Uniti Group's $600M Debt Refinancing: A Strategic Move to Reduce Costs and Extend Maturity

Marcus LeeMonday, Jun 9, 2025 10:08 pm ET
4min read

Uniti Group Inc. (UNIT) has executed a significant refinancing of its debt, replacing $500 million of its 10.5% senior notes due 2028 with $600 million of new 8.625% senior unsecured notes due 2032. The transaction, which closes on June 24, 2025, marks a critical step toward reducing interest costs, extending debt maturities, and signaling improved market confidence in the company's financial stability. While the move offers clear near-term benefits, investors must weigh its advantages against lingering risks tied to leverage and the pending Windstream merger.

Cost Reduction: A Direct Path to Savings

The refinancing's most immediate benefit is a 187 basis-point reduction in interest rates, dropping from 10.5% to 8.625%. This adjustment is projected to save Uniti approximately $9.4 million annually on the refinanced portion, a meaningful sum for a company that reported $135 million in net interest expense in 2024.

The savings will free up cash flow, potentially easing pressure on liquidity. However, investors should note that the company's total debt remains substantial. Even with the refinancing, Uniti's debt-to-EBITDA ratio is likely to stay elevated, depending on how the Windstream merger (if completed) impacts earnings.

Maturity Extension and Liquidity: Buying Time, Boosting Flexibility

By pushing the maturity date from 2028 to 2032, Uniti has extended its debt horizon by four years, reducing the urgency of refinancing in a potentially volatile near-term environment. This is particularly strategic given the Federal Reserve's uncertain rate trajectory and the lingering effects of 2022's credit crunch.

The transaction also raises $100 million in additional liquidity beyond the amount needed to refinance the 2028 notes. This excess capital could fund general corporate needs, including infrastructure investments or debt repayment. Uniti's focus on fiber and wireless infrastructure—owning 147,000 fiber route miles and 8.8 million fiber strand miles—suggests this cash could bolster its growth initiatives.

Credit Improvement: A Vote of Confidence from Markets

The successful placement of $600 million in unsecured notes at a lower rate than the prior secured debt signals a positive shift in market perception of Uniti's creditworthiness. The unsecured nature of the new notes, which rank equally with existing senior unsecured obligations, contrasts with the prior secured notes, which were backed by specific assets. This suggests lenders now view Uniti's balance sheet as strong enough to support unsecured borrowing—a key milestone for a company that has struggled with leverage in recent years.

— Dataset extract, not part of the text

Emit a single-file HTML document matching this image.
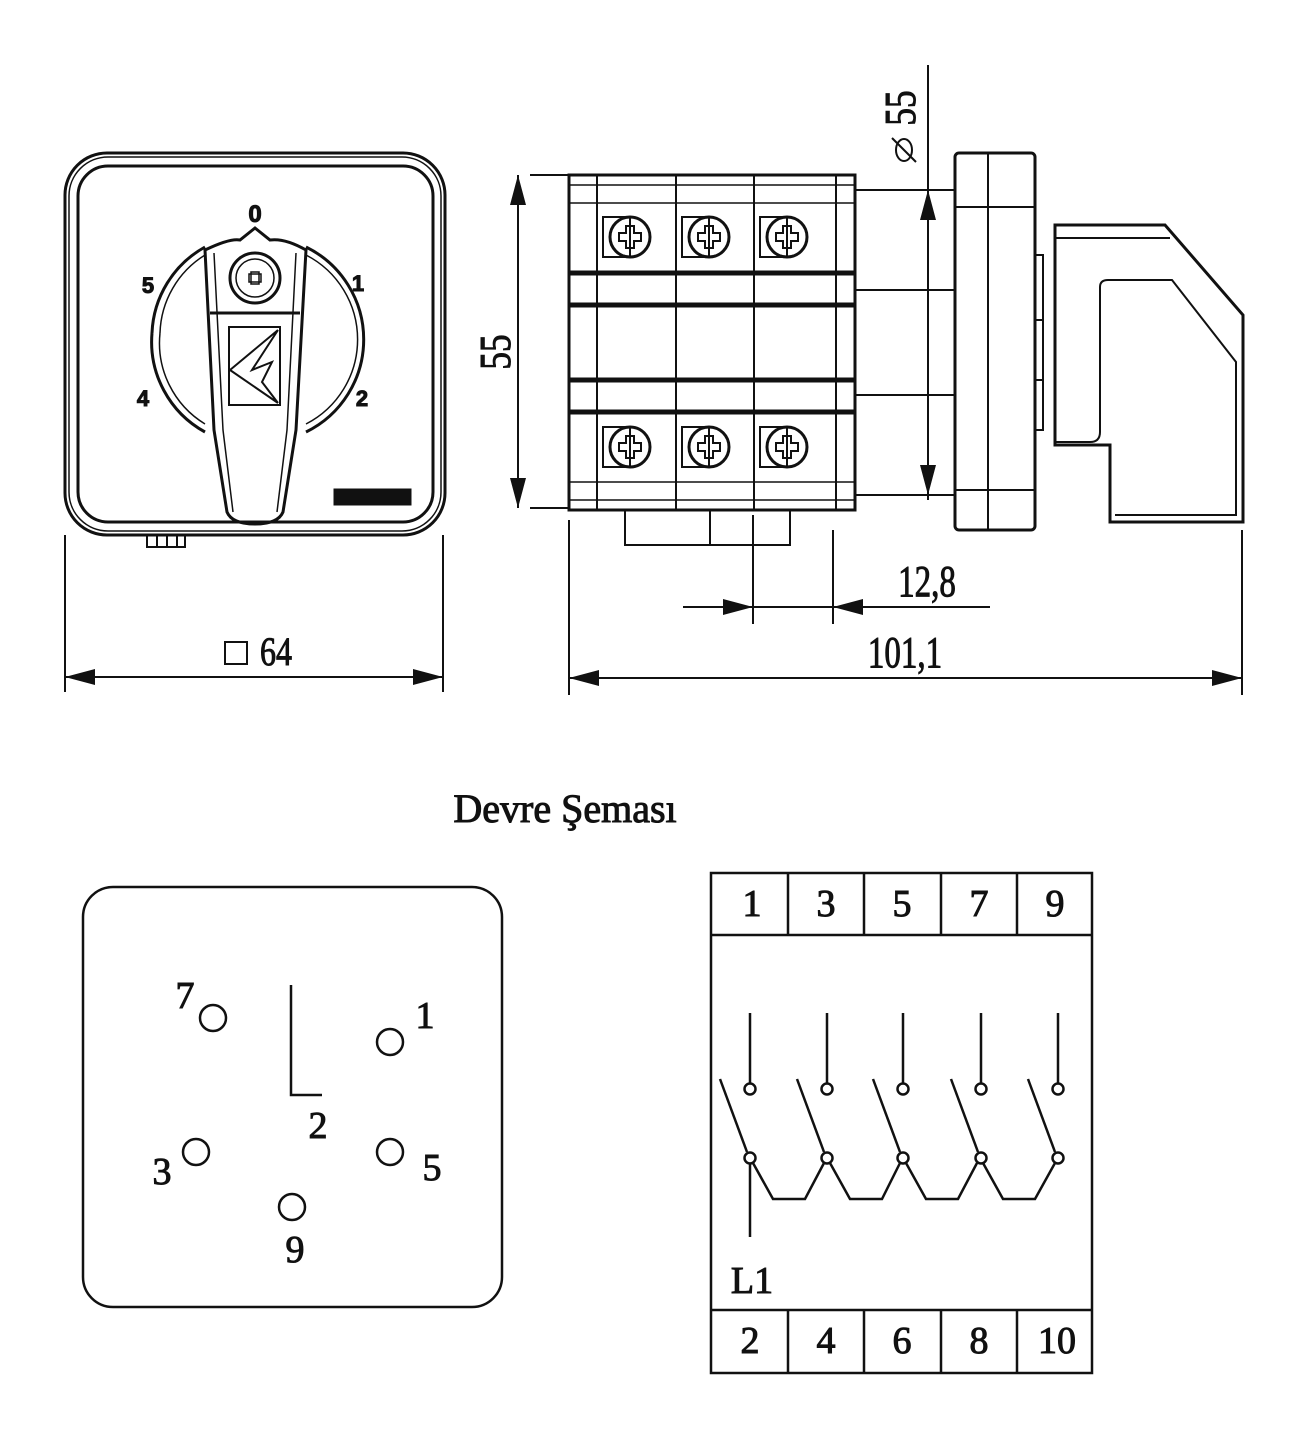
<!DOCTYPE html>
<html><head><meta charset="utf-8"><style>
html,body{margin:0;padding:0;background:#fff}
svg{display:block}
text{font-family:"Liberation Serif","Times New Roman",serif;fill:#111}
.s{font-family:"Liberation Sans",sans-serif;font-weight:bold}
</style></head><body>
<svg width="1308" height="1439" viewBox="0 0 1308 1439" xmlns="http://www.w3.org/2000/svg" fill="none" stroke="#111">
<defs>
<marker id="a" viewBox="0 0 30 16" refX="30" refY="8" markerWidth="30" markerHeight="16" markerUnits="userSpaceOnUse" orient="auto"><path d="M0,0L30,8L0,16z" fill="#111" stroke="none"/></marker>
</defs>
<!-- FRONT VIEW -->
<g stroke-width="3">
<rect x="65" y="153" width="380" height="382" rx="42"/>
<rect x="69" y="157" width="372" height="374" rx="39" stroke-width="1.5"/>
<rect x="78" y="166" width="355" height="356" rx="30"/>
<path d="M152,333 A103,103 0 0 1 205,247 M306,247 A103,103 0 0 1 306,432 M205,432 A103,103 0 0 1 152,333"/>
<path d="M160,333 A95,95 0 0 1 205,255 M306,255 A95,95 0 0 1 306,424 M205,424 A95,95 0 0 1 160,333" stroke-width="1.5"/>
<path d="M205,250 Q230,238 240,240 L255,228 L270,240 Q285,238 306,250 L296,430 L283,512 Q278,524 255,524 Q232,524 227,512 L214,430 Z"/>
<path d="M214,253 L223,430 L233,512 M296,253 L287,430 L277,512" stroke-width="1.5"/>
<circle cx="255" cy="278" r="25"/>
<circle cx="255" cy="278" r="19" stroke-width="1.5"/>
<path d="M249,274h12v8h-12zM251,272h8v12h-8z" stroke-width="1.5"/>
<line x1="210" y1="313" x2="300" y2="313"/>
<rect x="229" y="327" width="51" height="78" stroke-width="2"/>
<path d="M278,330 L230,370 L278,403 M278,330 L252,370 L272,362 L262,382 L278,403" stroke-width="2"/>
<rect x="335" y="490" width="75" height="14" fill="#111"/>
<path d="M147,535v12h38v-12 M157,535v12M167,535v12M177,535v12" stroke-width="2"/>
</g>
<text class="s" x="255" y="222" font-size="24" text-anchor="middle">0</text>
<text class="s" x="148" y="293" font-size="22" text-anchor="middle">5</text>
<text class="s" x="358" y="291" font-size="22" text-anchor="middle">1</text>
<text class="s" x="143" y="406" font-size="22" text-anchor="middle">4</text>
<text class="s" x="362" y="406" font-size="22" text-anchor="middle">2</text>
<!-- SIDE VIEW -->
<g stroke-width="3">
<rect x="569" y="175" width="286" height="335"/>
<line x1="569" y1="185" x2="855" y2="185" stroke-width="1.5"/>
<line x1="569" y1="500" x2="855" y2="500" stroke-width="1.5"/>
<line x1="597" y1="175" x2="597" y2="510" stroke-width="2"/>
<line x1="676" y1="175" x2="676" y2="510" stroke-width="2"/>
<line x1="754" y1="175" x2="754" y2="510" stroke-width="2"/>
<line x1="836" y1="175" x2="836" y2="510" stroke-width="2"/>
<line x1="569" y1="203" x2="855" y2="203" stroke-width="1.5"/>
<line x1="569" y1="273" x2="855" y2="273" stroke-width="5"/>
<line x1="569" y1="305" x2="855" y2="305" stroke-width="5"/>
<line x1="569" y1="380" x2="855" y2="380" stroke-width="5"/>
<line x1="569" y1="412" x2="855" y2="412" stroke-width="5"/>
<line x1="569" y1="482" x2="855" y2="482" stroke-width="1.5"/>
<g id="sc"><rect x="603" y="217" width="27" height="40" stroke-width="2"/><circle cx="630" cy="237" r="20"/><path d="M626,226h8v7h7v8h-7v7h-8v-7h-7v-8h7z" stroke-width="2"/></g>
<use href="#sc" x="79"/><use href="#sc" x="157"/>
<use href="#sc" y="210"/><use href="#sc" x="79" y="210"/><use href="#sc" x="157" y="210"/>
<path d="M625,510v35h165v-35M710,510v35" stroke-width="2"/>
<path d="M855,190h100M855,290h100M855,395h100M855,495h100" stroke-width="2"/>
<rect x="955" y="153" width="80" height="377" rx="4"/>
<line x1="988" y1="153" x2="988" y2="530" stroke-width="2"/>
<line x1="955" y1="207" x2="1035" y2="207" stroke-width="2"/>
<line x1="955" y1="490" x2="1035" y2="490" stroke-width="2"/>
<path d="M1035,255h8v175h-8M1035,320h8M1035,380h8" stroke-width="2"/>
<path d="M1055,225 L1165,225 L1243,315 L1243,522 L1110,522 L1110,445 L1055,445 Z"/>
<path d="M1055,238 L1170,238 M1100,287 L1100,432 Q1100,442 1090,442 L1055,442 M1100,287 Q1100,280 1108,280 L1172,280 L1236,362 L1236,515 L1115,515" stroke-width="2"/>
</g>
<!-- dimensions -->
<g stroke-width="2">
<line x1="928" y1="65" x2="928" y2="500"/>
<line x1="928" y1="300" x2="928" y2="190" marker-end="url(#a)"/>
<line x1="928" y1="300" x2="928" y2="495" marker-end="url(#a)"/>
<line x1="530" y1="175" x2="569" y2="175"/>
<line x1="530" y1="508" x2="569" y2="508"/>
<line x1="518" y1="340" x2="518" y2="175" marker-end="url(#a)"/>
<line x1="518" y1="340" x2="518" y2="508" marker-end="url(#a)"/>
<line x1="65" y1="535" x2="65" y2="692"/>
<line x1="443" y1="535" x2="443" y2="692"/>
<line x1="255" y1="677" x2="65" y2="677" marker-end="url(#a)"/>
<line x1="255" y1="677" x2="443" y2="677" marker-end="url(#a)"/>
<line x1="569" y1="520" x2="569" y2="695"/>
<line x1="1242" y1="530" x2="1242" y2="695"/>
<line x1="905" y1="678" x2="569" y2="678" marker-end="url(#a)"/>
<line x1="905" y1="678" x2="1242" y2="678" marker-end="url(#a)"/>
<line x1="753" y1="515" x2="753" y2="624"/>
<line x1="833" y1="530" x2="833" y2="624"/>
<line x1="683" y1="607" x2="753" y2="607" marker-end="url(#a)"/>
<line x1="753" y1="607" x2="833" y2="607"/>
<line x1="990" y1="607" x2="833" y2="607" marker-end="url(#a)"/>
</g>
<text transform="translate(510,352) rotate(-90) scale(0.8,1)" font-size="44" text-anchor="middle">55</text>
<text transform="translate(915,108) rotate(-90) scale(0.8,1)" font-size="44" text-anchor="middle">55</text>
<g transform="translate(904,150) rotate(-90)"><ellipse cx="0" cy="0" rx="11" ry="8" stroke-width="2"/><line x1="-12" y1="12" x2="12" y2="-12" stroke-width="2"/></g>
<text transform="translate(276,665) scale(0.8,1)" font-size="40" text-anchor="middle">64</text>
<rect x="225" y="642" width="22" height="22" stroke-width="2"/>
<text transform="translate(905,667) scale(0.75,1)" font-size="44" text-anchor="middle">101,1</text>
<text transform="translate(927,596) scale(0.75,1)" font-size="44" text-anchor="middle">12,8</text>
<text x="565" y="822" font-size="40" text-anchor="middle">Devre Şeması</text>
<!-- bottom left -->
<g stroke-width="2.5">
<rect x="83" y="887" width="419" height="420" rx="30"/>
<circle cx="213" cy="1018" r="13"/><circle cx="390" cy="1042" r="13"/>
<circle cx="196" cy="1152" r="13"/><circle cx="390" cy="1152" r="13"/>
<circle cx="292" cy="1207" r="13"/>
<path d="M291,985V1095H322"/>
</g>
<g font-size="38" text-anchor="middle">
<text x="185" y="1008">7</text><text x="425" y="1028">1</text>
<text x="162" y="1184">3</text><text x="432" y="1180">5</text>
<text x="295" y="1262">9</text><text x="318" y="1138">2</text>
</g>
<!-- bottom right -->
<g stroke-width="2.5">
<rect x="711" y="873" width="381" height="500"/>
<line x1="711" y1="935" x2="1092" y2="935"/>
<line x1="711" y1="1310" x2="1092" y2="1310"/>
<path d="M788,873v62M864,873v62M941,873v62M1017,873v62M788,1310v63M864,1310v63M941,1310v63M1017,1310v63"/>
<g id="c"><line x1="750" y1="1013" x2="750" y2="1083"/><circle cx="750" cy="1089" r="5.5"/><circle cx="750" cy="1158" r="5.5"/><line x1="747" y1="1152" x2="720" y2="1079"/></g>
<use href="#c" x="77"/><use href="#c" x="153"/><use href="#c" x="231"/><use href="#c" x="308"/>
<path d="M753,1163L773,1199H805L824,1163M830,1163L850,1199H882L900,1163M906,1163L926,1199H958L977,1163M983,1163L1003,1199H1035L1055,1163"/>
<line x1="750" y1="1164" x2="750" y2="1237"/>
</g>
<g font-size="38" text-anchor="middle">
<text x="752" y="916">1</text><text x="826" y="916">3</text><text x="902" y="916">5</text><text x="979" y="916">7</text><text x="1055" y="916">9</text>
<text x="750" y="1353">2</text><text x="826" y="1353">4</text><text x="902" y="1353">6</text><text x="979" y="1353">8</text><text x="1057" y="1353">10</text>
<text x="752" y="1293">L1</text>
</g>
</svg>
</body></html>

Analyst sentiment appears cautiously optimistic. While consensus brokerage ratings remain at “Hold,” price targets suggest significant upside: an average of $6.05 (40% above current levels) and a GuruFocus GF Value estimate of $14.75 (241% upside). These valuations hinge on successful execution of the Windstream merger and sustained cost savings.

Cautionary Notes: Leverage and Merger Risks

Despite the refinancing's benefits, two critical risks remain:
1. Leverage Sustainability: Uniti's debt load remains high, and the Windstream merger—pending regulatory approval—could add further complexity. If the merger's synergies (estimated to save $100 million annually) are not realized, Uniti's already tight financial position could strain under the combined entity's obligations.
2. Integration Challenges: Merging with Windstream, a company with its own operational and regulatory hurdles, could divert management attention and resources. Any delays or cost overruns would undermine the refinancing's benefits.

Investment Takeaways

Uniti's refinancing is a prudent strategic move that addresses near-term liquidity needs and reduces interest costs. The extended maturity and unsecured structure reflect improved market confidence, which could position the company to weather future volatility. However, investors should remain cautious:
- Monitor debt-to-EBITDA ratios post-merger to ensure leverage remains manageable.
- Track progress on Windstream integration, including synergy realization and regulatory approvals.
- Consider Uniti's stock as a speculative play with high upside potential but significant execution risk.

For now, the refinancing marks a positive step—but Uniti's ultimate success hinges on executing its broader strategy without overextending financially.

This article does not constitute financial advice. Always conduct independent research or consult a financial advisor before making investment decisions.